**Data section:**
----------
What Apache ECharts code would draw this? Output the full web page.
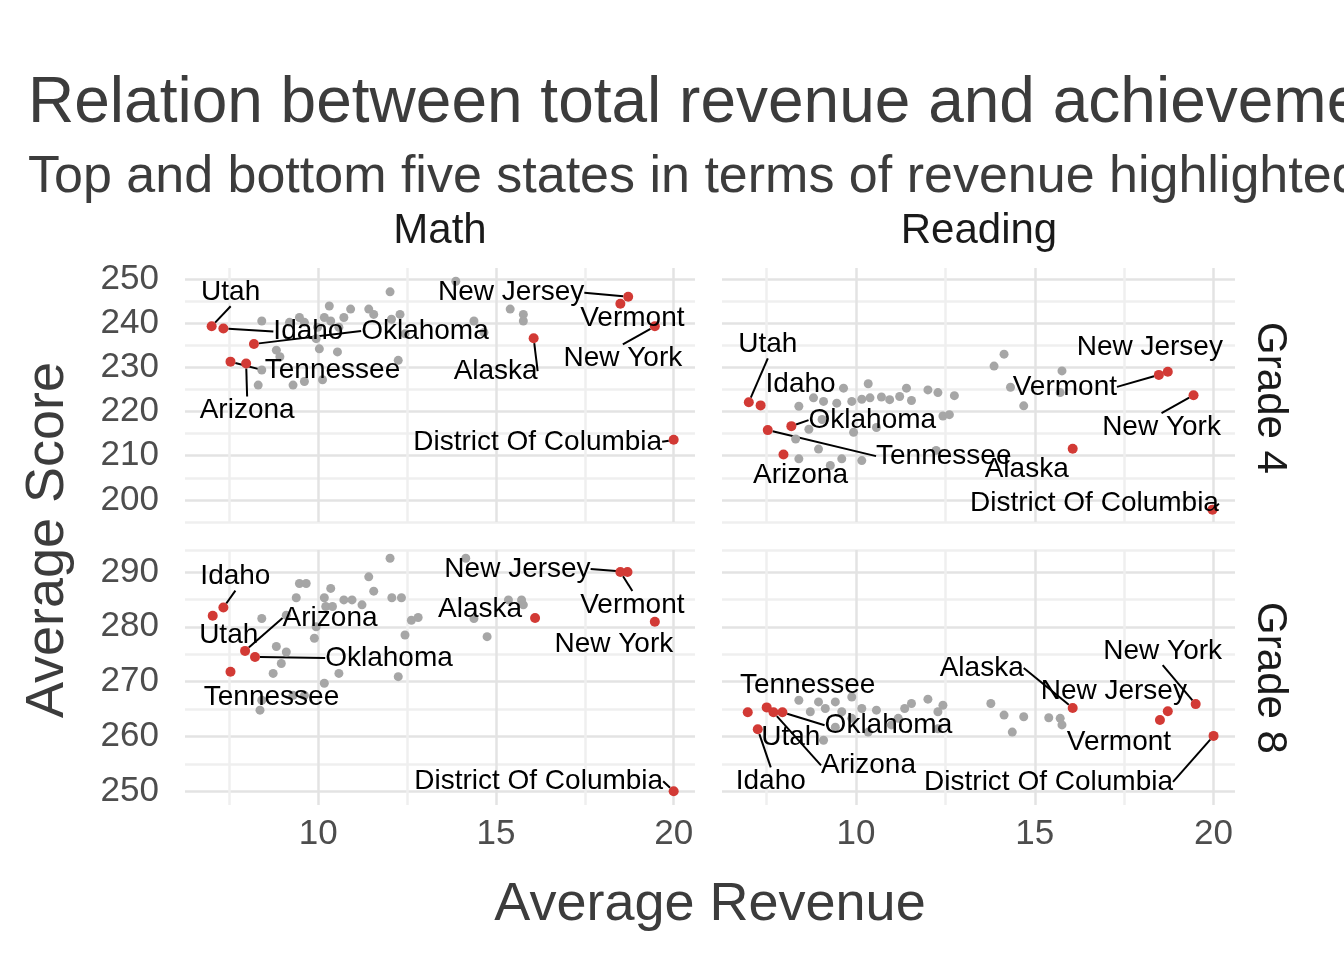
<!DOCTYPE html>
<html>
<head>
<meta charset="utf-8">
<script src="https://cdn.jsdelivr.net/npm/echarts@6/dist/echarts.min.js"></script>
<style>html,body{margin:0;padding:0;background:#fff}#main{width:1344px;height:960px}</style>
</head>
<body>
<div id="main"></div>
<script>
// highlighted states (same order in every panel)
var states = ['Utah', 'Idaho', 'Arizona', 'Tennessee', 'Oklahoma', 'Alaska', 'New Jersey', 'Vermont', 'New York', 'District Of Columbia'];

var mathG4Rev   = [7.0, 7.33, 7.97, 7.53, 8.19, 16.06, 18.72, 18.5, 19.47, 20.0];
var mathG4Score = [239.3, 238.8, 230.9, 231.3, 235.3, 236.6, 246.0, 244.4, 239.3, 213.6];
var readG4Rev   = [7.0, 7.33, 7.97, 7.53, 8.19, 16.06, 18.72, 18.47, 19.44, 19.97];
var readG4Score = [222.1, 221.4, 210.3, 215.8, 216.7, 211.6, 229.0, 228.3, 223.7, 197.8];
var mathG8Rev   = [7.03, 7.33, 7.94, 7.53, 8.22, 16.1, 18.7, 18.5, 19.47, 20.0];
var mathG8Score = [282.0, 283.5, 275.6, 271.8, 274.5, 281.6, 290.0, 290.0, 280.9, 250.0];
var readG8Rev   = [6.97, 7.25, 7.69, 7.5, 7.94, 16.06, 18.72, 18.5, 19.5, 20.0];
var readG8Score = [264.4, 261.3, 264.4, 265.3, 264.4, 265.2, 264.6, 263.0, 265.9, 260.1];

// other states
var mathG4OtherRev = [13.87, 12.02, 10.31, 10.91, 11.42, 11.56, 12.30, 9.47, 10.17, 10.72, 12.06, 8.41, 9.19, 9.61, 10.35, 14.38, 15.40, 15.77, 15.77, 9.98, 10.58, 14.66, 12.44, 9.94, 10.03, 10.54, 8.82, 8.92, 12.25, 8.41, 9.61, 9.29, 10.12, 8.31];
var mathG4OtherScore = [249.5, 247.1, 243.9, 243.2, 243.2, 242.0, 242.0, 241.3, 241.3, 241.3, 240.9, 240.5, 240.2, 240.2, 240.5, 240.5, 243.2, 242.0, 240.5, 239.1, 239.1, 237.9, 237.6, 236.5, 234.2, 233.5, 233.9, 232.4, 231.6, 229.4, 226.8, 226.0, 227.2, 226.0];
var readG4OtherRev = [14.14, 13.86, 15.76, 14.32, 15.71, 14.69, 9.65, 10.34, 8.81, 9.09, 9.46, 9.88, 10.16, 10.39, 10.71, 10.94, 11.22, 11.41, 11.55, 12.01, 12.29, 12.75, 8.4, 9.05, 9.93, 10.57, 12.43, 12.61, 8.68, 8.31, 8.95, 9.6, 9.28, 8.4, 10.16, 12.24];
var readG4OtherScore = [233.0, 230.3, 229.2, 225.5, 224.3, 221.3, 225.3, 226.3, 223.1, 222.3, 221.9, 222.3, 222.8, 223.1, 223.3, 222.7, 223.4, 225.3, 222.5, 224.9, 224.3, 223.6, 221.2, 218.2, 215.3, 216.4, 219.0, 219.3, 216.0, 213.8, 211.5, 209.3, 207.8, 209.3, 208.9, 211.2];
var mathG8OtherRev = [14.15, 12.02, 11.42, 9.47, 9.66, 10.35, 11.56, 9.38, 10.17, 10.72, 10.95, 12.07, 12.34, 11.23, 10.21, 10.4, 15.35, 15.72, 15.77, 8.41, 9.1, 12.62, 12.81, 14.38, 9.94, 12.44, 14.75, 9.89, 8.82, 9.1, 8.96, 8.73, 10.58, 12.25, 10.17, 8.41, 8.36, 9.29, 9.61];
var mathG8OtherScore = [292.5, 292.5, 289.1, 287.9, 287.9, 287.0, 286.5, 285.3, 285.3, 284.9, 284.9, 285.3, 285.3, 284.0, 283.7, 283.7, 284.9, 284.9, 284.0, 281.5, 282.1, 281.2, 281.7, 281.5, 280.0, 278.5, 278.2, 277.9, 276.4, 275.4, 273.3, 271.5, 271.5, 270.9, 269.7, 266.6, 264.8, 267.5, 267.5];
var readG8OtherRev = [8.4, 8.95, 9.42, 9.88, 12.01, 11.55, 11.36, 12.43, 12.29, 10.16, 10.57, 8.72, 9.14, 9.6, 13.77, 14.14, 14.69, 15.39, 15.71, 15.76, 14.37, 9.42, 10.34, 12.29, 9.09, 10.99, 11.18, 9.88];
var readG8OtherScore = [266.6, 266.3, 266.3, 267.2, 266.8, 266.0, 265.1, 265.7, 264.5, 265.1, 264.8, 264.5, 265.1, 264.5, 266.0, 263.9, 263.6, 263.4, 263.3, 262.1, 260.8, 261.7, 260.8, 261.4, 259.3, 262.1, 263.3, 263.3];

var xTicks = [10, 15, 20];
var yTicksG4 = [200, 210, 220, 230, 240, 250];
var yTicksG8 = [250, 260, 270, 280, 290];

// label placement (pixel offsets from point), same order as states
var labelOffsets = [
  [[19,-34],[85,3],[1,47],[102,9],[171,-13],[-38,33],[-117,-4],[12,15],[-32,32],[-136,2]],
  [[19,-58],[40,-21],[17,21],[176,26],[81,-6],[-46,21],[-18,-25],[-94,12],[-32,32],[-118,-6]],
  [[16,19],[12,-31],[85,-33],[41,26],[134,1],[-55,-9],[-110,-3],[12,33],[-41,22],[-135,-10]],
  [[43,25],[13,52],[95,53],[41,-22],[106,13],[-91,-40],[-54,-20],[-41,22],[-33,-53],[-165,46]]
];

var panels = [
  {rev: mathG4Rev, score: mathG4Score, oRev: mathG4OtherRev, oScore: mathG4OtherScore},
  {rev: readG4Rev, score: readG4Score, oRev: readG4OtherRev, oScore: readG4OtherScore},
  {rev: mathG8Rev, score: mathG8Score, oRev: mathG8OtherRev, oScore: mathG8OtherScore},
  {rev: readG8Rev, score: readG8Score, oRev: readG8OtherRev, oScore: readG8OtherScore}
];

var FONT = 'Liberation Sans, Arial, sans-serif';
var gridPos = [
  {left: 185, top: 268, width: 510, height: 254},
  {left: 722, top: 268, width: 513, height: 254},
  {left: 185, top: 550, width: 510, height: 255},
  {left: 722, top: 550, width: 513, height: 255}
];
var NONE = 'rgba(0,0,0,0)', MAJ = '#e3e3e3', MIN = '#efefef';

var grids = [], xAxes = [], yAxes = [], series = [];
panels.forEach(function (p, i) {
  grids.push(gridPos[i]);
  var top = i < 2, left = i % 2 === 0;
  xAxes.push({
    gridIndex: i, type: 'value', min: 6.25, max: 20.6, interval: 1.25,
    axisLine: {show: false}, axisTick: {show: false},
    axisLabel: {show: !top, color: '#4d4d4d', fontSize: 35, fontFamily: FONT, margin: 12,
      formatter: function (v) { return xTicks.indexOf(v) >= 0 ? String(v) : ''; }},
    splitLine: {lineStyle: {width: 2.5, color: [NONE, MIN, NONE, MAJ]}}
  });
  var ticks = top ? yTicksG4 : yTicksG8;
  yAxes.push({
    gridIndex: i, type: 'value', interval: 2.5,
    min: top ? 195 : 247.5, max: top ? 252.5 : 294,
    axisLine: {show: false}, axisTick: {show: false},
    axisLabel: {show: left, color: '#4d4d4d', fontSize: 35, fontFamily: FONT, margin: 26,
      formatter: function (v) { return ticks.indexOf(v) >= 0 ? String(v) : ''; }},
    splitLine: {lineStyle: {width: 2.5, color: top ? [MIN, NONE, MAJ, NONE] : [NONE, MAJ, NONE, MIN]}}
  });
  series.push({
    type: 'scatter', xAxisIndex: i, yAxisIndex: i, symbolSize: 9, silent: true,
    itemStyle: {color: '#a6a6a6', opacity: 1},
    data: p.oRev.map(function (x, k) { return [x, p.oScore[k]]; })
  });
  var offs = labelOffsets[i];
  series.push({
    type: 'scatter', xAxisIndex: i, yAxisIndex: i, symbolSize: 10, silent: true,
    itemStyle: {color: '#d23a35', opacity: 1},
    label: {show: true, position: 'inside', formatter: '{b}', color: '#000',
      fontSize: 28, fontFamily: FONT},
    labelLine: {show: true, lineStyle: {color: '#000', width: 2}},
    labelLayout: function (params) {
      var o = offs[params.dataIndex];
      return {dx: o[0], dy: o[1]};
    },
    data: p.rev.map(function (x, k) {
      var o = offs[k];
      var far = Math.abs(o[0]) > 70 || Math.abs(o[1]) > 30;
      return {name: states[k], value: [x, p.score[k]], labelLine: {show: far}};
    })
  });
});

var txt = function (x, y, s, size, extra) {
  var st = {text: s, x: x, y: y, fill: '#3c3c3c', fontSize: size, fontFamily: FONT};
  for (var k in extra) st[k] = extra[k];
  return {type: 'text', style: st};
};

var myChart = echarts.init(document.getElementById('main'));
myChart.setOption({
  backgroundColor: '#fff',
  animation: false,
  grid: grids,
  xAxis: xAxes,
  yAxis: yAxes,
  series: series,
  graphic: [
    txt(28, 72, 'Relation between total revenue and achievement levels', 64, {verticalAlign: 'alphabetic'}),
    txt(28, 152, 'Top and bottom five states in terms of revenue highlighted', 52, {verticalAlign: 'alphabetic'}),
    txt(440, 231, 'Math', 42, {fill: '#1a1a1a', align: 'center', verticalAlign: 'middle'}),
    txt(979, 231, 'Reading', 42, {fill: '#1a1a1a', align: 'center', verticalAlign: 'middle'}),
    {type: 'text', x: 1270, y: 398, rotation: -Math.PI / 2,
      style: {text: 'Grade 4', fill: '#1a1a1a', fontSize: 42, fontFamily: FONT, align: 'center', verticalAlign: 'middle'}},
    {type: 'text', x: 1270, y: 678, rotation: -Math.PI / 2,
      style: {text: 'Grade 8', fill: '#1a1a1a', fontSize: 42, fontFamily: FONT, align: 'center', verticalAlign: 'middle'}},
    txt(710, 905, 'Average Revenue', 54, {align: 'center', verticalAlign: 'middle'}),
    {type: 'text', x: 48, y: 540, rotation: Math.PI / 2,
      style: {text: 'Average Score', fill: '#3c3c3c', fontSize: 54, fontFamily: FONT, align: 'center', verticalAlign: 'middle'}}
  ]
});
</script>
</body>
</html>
----------
**Aim of the task:** Repeat exactly and only the lines from the start of the data above through the line that holds "York', 'District Of Columbia'];", inclusive. Pictures do not belong in the copy.

**Answer for this exercise:**
What Apache ECharts code would draw this? Output the full web page.
<!DOCTYPE html>
<html>
<head>
<meta charset="utf-8">
<script src="https://cdn.jsdelivr.net/npm/echarts@6/dist/echarts.min.js"></script>
<style>html,body{margin:0;padding:0;background:#fff}#main{width:1344px;height:960px}</style>
</head>
<body>
<div id="main"></div>
<script>
// highlighted states (same order in every panel)
var states = ['Utah', 'Idaho', 'Arizona', 'Tennessee', 'Oklahoma', 'Alaska', 'New Jersey', 'Vermont', 'New York', 'District Of Columbia'];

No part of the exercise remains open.